At its core, I hold that teaching is an art and a discipline surpassing the transmission of information. In my teaching, I aim to create a developmental experience that elevates and advances the cognitive and practical abilities of another.  

My methods aim to challenge existing worldviews and beliefs in an earnest and servant fashion through an invitational, not inimical, approach.  This practice calls both teacher and student to enter into a dialogical exchange where knowledge is deconstructed and then reconstructed - emerging anew from the social process. Teaching must be as formative as it is informative.  The dialogical engagement fosters and nurtures a tendency toward openness for both student and teacher.  

Effective teaching requires continued engagement in the practice of learning. The day that I stop learning new things, is the day I am no longer qualified to teach others.  My teaching is as much a transmission of this philosophy as it is any piece of knowledge. 

Engagement with course material and academic concepts in settings where the knowledge can be actualized is key to the formative nature of education.  This application of knowledge to scenarios in the professional world is a central component of my pedagogy and permeates the educational experience I provide to students.  To achieve this desired outcome I utilize several modalities including service-learning, internships and immersion experiences, group projects, and case studies.   

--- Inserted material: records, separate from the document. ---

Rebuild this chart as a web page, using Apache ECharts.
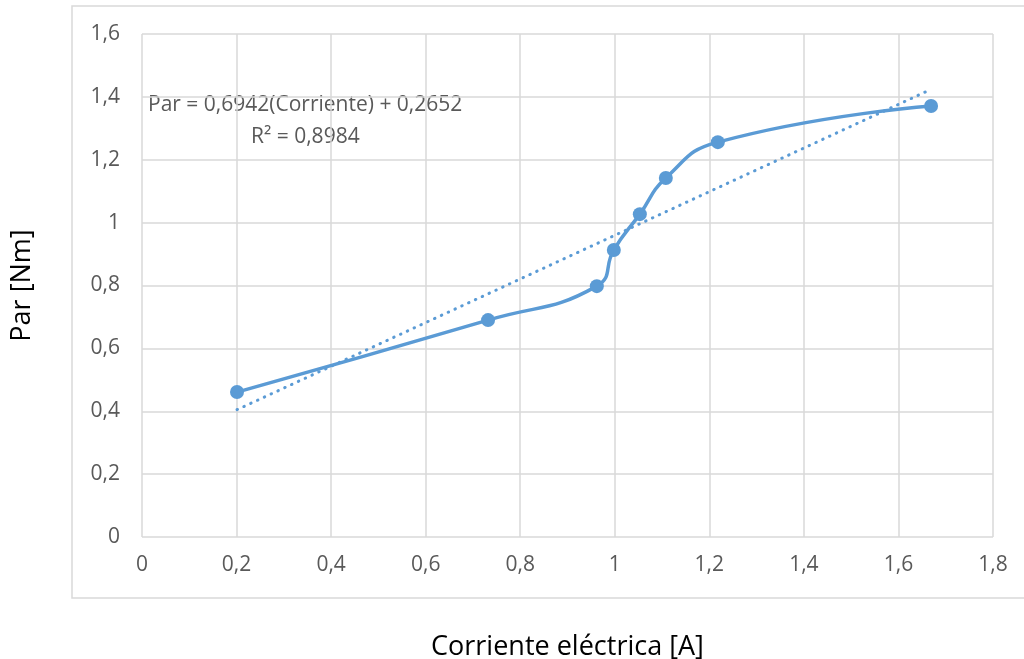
<!DOCTYPE html>
<html>
<head>
<meta charset="utf-8">
<script src="https://cdn.jsdelivr.net/npm/echarts@6/dist/echarts.min.js"></script>
<style>
html,body{margin:0;padding:0;background:#fff;}
#chart{width:1024px;height:659px;}
</style>
</head>
<body>
<div id="chart"></div>
<script>
var corriente = [0.201, 0.732, 0.962, 0.998, 1.053, 1.108, 1.218, 1.669];
var par = [0.461, 0.690, 0.798, 0.913, 1.027, 1.142, 1.256, 1.371];
var trendX = [0.201, 1.669];
var trendY = [0.405, 1.424];
var xTitle = 'Corriente eléctrica [A]';
var yTitle = 'Par [Nm]';
var eqLine1 = 'Par = 0,6942(Corriente) + 0,2652';
var eqLine2 = 'R² = 0,8984';

var FONT = '"Open Sans", Lato, sans-serif';
var BLUE = '#5B9BD5';
var GRID = '#D9D9D9';

function fmt(v){ return String(+v.toFixed(1)).replace('.', ','); }

var chart = echarts.init(document.getElementById('chart'));
chart.setOption({
  animation: false,
  backgroundColor: '#fff',
  grid: {left: 142, right: 31, top: 34, bottom: 122, containLabel: false, outerBoundsMode: 'none'},
  xAxis: {
    type: 'value', min: 0, max: 1.8, interval: 0.2,
    axisLine: {show: false}, axisTick: {show: false},
    splitLine: {lineStyle: {color: GRID, width: 1.5}},
    axisLabel: {formatter: fmt, color: '#595959', fontFamily: FONT, fontSize: 21, margin: 18},
    name: xTitle, nameLocation: 'middle', nameGap: 97,
    nameTextStyle: {color: '#000', fontFamily: FONT, fontSize: 27}
  },
  yAxis: {
    type: 'value', min: 0, max: 1.6, interval: 0.2,
    axisLine: {show: false}, axisTick: {show: false},
    splitLine: {lineStyle: {color: GRID, width: 1.5}},
    axisLabel: {formatter: fmt, color: '#595959', fontFamily: FONT, fontSize: 21, margin: 22},
    name: yTitle, nameLocation: 'middle', nameGap: 106,
    nameTextStyle: {color: '#000', fontFamily: FONT, fontSize: 27}
  },
  graphic: [
    {type: 'rect', shape: {x: 72, y: 6, width: 980, height: 592}, style: {fill: 'none', stroke: GRID, lineWidth: 1.5}, z: -1},
    {type: 'text', left: 148, top: 95, style: {text: eqLine1, fill: '#595959', font: '21px ' + FONT}},
    {type: 'text', left: 251, top: 127, style: {text: eqLine2, fill: '#595959', font: '21px ' + FONT}}
  ],
  series: [
    {
      type: 'line', data: trendX.map(function(x, i){ return [x, trendY[i]]; }),
      symbol: 'none', lineStyle: {color: BLUE, width: 3, type: [0.5, 7], cap: 'round'}, z: 2
    },
    {
      type: 'line', data: corriente.map(function(x, i){ return [x, par[i]]; }),
      smooth: 0.5, symbol: 'circle', symbolSize: 14,
      itemStyle: {color: BLUE}, lineStyle: {color: BLUE, width: 3.5}, z: 3
    }
  ]
});
</script>
</body>
</html>
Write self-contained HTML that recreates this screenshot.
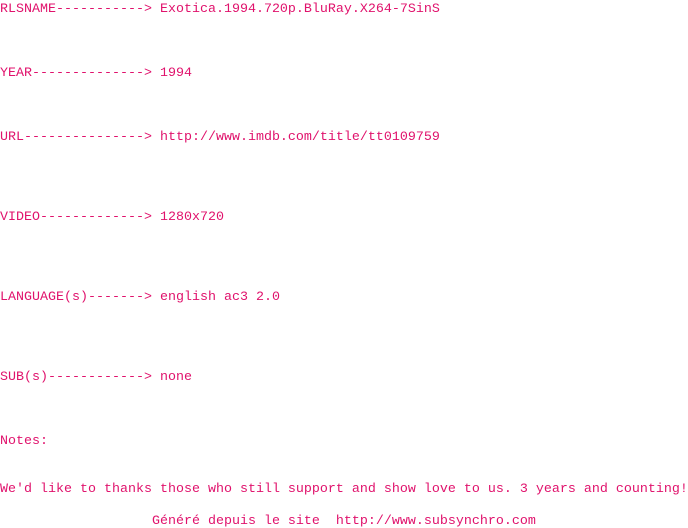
<!DOCTYPE html>
<html><head><meta charset="utf-8"><style>
html,body{margin:0;padding:0;background:#fff;width:688px;height:528px;overflow:hidden}
pre{margin:0;padding-top:2px;font-family:"Liberation Mono",monospace;font-size:13.33px;line-height:16px;color:#e0126c;white-space:pre}
</style></head><body><pre>RLSNAME-----------&gt; Exotica.1994.720p.BluRay.X264-7SinS



YEAR--------------&gt; 1994



URL---------------&gt; http://www.imdb.com/title/tt0109759




VIDEO-------------&gt; 1280x720




LANGUAGE(s)-------&gt; english ac3 2.0




SUB(s)------------&gt; none



Notes:


We'd like to thanks those who still support and show love to us. 3 years and counting!

                   Généré depuis le site  http://www.subsynchro.com</pre></body></html>
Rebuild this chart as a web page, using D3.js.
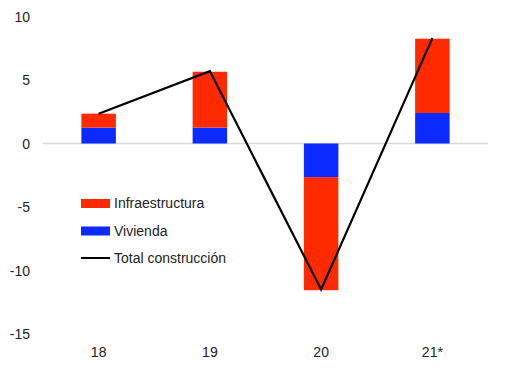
<!DOCTYPE html>
<html><head><meta charset="utf-8">
<script src="https://cdn.jsdelivr.net/npm/d3@7"></script>
<style>body{margin:0;background:#fff}svg{display:block}text{font-family:"Liberation Sans",Arial,sans-serif;fill:#222}</style>
</head><body><svg id="c" width="514" height="372"></svg>
<script>
const categories = ["18","19","20","21*"];
const vivienda = [1.25, 1.25, -2.65, 2.4];
const infraestructura = [1.1, 4.4, -8.9, 5.85];
const total = [2.35, 5.7, -11.5, 8.3];
const yTicks = [10,5,0,-5,-10,-15];
const legendLabels = ["Infraestructura","Vivienda","Total construcción"];

const svg = d3.select("#c");
const x = d3.scaleBand().domain(categories).range([43,488]).paddingInner(0.69).paddingOuter(0.345);
const y = d3.scaleLinear().domain([-15,10]).range([334,16.5]);
const red = "#ff2a00", blue = "#0a2aff";

// zero line
svg.append("line").attr("x1",43).attr("x2",488).attr("y1",y(0)).attr("y2",y(0)).attr("stroke","#d9d9d9").attr("stroke-width",1.5);

// y axis labels
const yAxis = d3.axisLeft(y).tickValues(yTicks).tickSize(0).tickPadding(0).tickFormat(d=>String(d));
const gy = svg.append("g").attr("transform","translate(30,0)").call(yAxis);
gy.select(".domain").remove();
gy.selectAll("text").style("font-size","14px").attr("font-family",null).attr("fill","#222").attr("dy","0.35em");

// x axis labels
const xAxis = d3.axisBottom(x).tickSize(0).tickPadding(0);
const gx = svg.append("g").attr("transform","translate(0,347)").call(xAxis);
gx.select(".domain").remove();
gx.selectAll("text").style("font-size","14px").attr("font-family",null).attr("fill","#222");

// bars
categories.forEach((c,i)=>{
  const v = vivienda[i], inf = infraestructura[i];
  svg.append("rect").attr("x",x(c)).attr("width",x.bandwidth())
    .attr("y",y(Math.max(0,v))).attr("height",Math.abs(y(v)-y(0))).attr("fill",blue);
  const b0 = v, b1 = v+inf;
  svg.append("rect").attr("x",x(c)).attr("width",x.bandwidth())
    .attr("y",y(Math.max(b0,b1))).attr("height",Math.abs(y(b1)-y(b0))).attr("fill",red);
});

// line
const line = d3.line().x((d,i)=>x(categories[i])+x.bandwidth()/2).y(d=>y(d));
svg.append("path").datum(total).attr("d",line).attr("fill","none").attr("stroke","#000").attr("stroke-width",2.2);

// legend
const lg = svg.append("g");
const ly = [203.5,231,258];
lg.append("rect").attr("x",81).attr("y",ly[0]-4.5).attr("width",29).attr("height",9).attr("fill",red);
lg.append("rect").attr("x",81).attr("y",ly[1]-4.5).attr("width",29).attr("height",9).attr("fill",blue);
lg.append("line").attr("x1",81).attr("x2",110).attr("y1",ly[2]).attr("y2",ly[2]).attr("stroke","#000").attr("stroke-width",2);
legendLabels.forEach((t,i)=>{
  lg.append("text").attr("x",114).attr("y",ly[i]).attr("dy","0.35em").style("font-size","14px").text(t);
});
</script></body></html>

The journey may begin with terms, concepts, and theories necessary to understand and discuss the field of study.  However, as students become familiar with these, it is application of the material that serves as the true measure of transformation.  There are many management concepts that must be executed through interpersonal relationships in organizational settings for the student to achieve a mastery.  Simulating these scenarios through group work provides students an opportunity to test skills in an environment where they can receive constructive feedback, tinker, and attempt to elevate their practice.  Demonstration of skills, not just memorization of concepts, is a significant aspect of how I assess the learning of students and prepare them for their professional futures.